After the Universal Prayer, the altar is prepared and the gifts are brought to the altar. Several items are placed on the altar to prepare for the Liturgy of the Eucharist.
First, the corporal, named from the Latin corpus meaning body, is placed on the altar cloth. This is the linen square that serves as a sort of placemat, but its purpose is far more important. During the course of the Eucharistic Prayer, the priest will hold bread in his hands. The one universal thing about bread is that it has crumbs. Even after the consecration, the host retains the accidents of bread – in other words, it looks and acts like bread. We usually refer to the crumbs at this point as particles as a somewhat more reverent term. Since even the smallest portion of the host contains the full body, blood, soul, and divinity of Jesus Christ, we want to make sure that these particles don’t just get brushed to the ground or tossed about when the altar cloth is removed. So the corporal is placed under the elements we are to consecrate. In the Mass prior to the reforms after the Second Vatican Council, the host was placed directly on the corporal, so its purpose was even more essential.

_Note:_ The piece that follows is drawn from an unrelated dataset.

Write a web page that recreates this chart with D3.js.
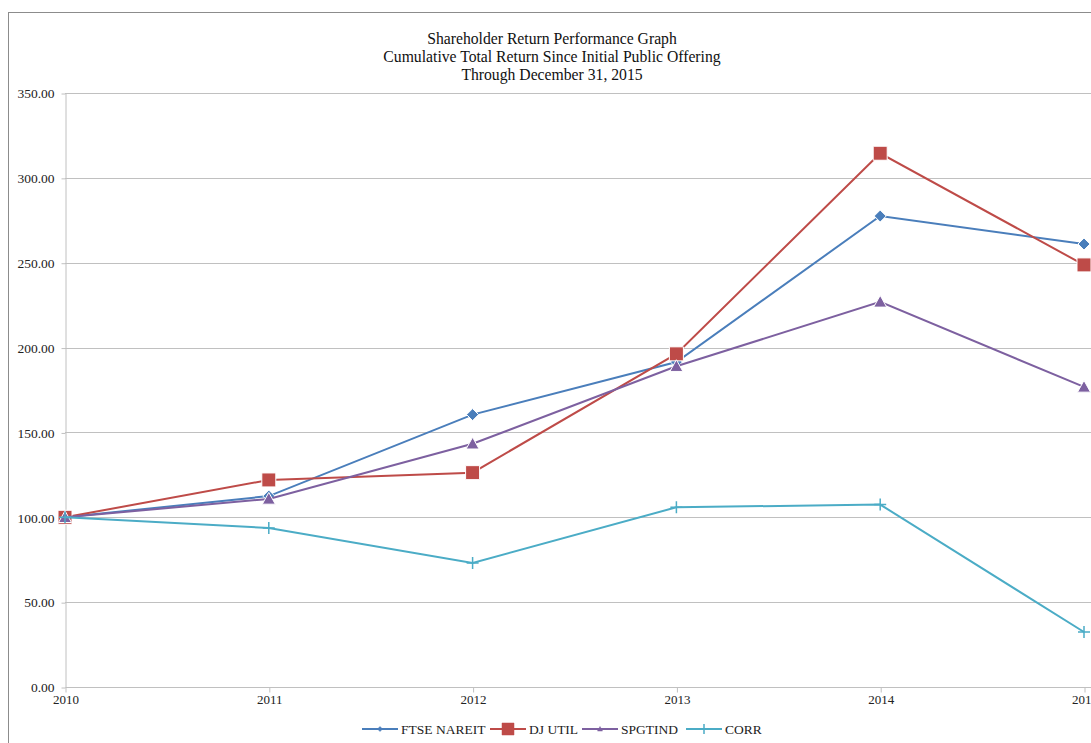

The chalice is placed on the altar with a purificator, the linen used to wipe and purify the chalice and other sacred vessels, and pall. The pall is the stiffened square of linen (it used to be starched, but now we usually cheat and line it with a cardboard or plastic square to keep its shape) that serves to keep dust (and bugs) out of the chalice, especially once it contains the Blood of Christ rather than ordinary wine.
During this time, the collection is taken, but it is important to remember that that is not where we get the name offertory for this part of the Mass. That title refers to the act of offering our gifts, bread and wine and our very persons and lives to God, as we prepare for the Eucharistic Prayer. When the bread and wine come to the altar, each person attending the Mass should be offering themselves along with those gifts.
As part of that preparation, the deacon or priest adds a little water to the wine on the altar. Usually, this is done while the priest is saying the prayer over the bread, but, interestingly, in a bishop’s Mass, this is done before the bishop even approaches the altar. The water being added is not special (or holy water) at all, but just plain tap water. This action represents a customary diluting of wine that took place in centuries past, but also a theological point expressed in the prayer that is said while the water is added – often, we can find what the Church intends as a meaning of an action by looking at the prayers often associated with the action. This is what the Church means by the traditional phrase Lex orandi, lex credenda, the law of prayer is the law of faith.
While the deacon or priest adds the water, he says the following prayer expressing the desire of all of the Church as the fruit of our faith and the Eucharistic sacrifice: “By the mystery of this water and wine may we come to share in the divinity of Christ who humbled himself to share in our humanity.” The wine represents the divinity of Christ and the water his humanity. These were uniquely together in Christ, and we hope to share, in some way, in that divinity when we, God-willing, attain heaven.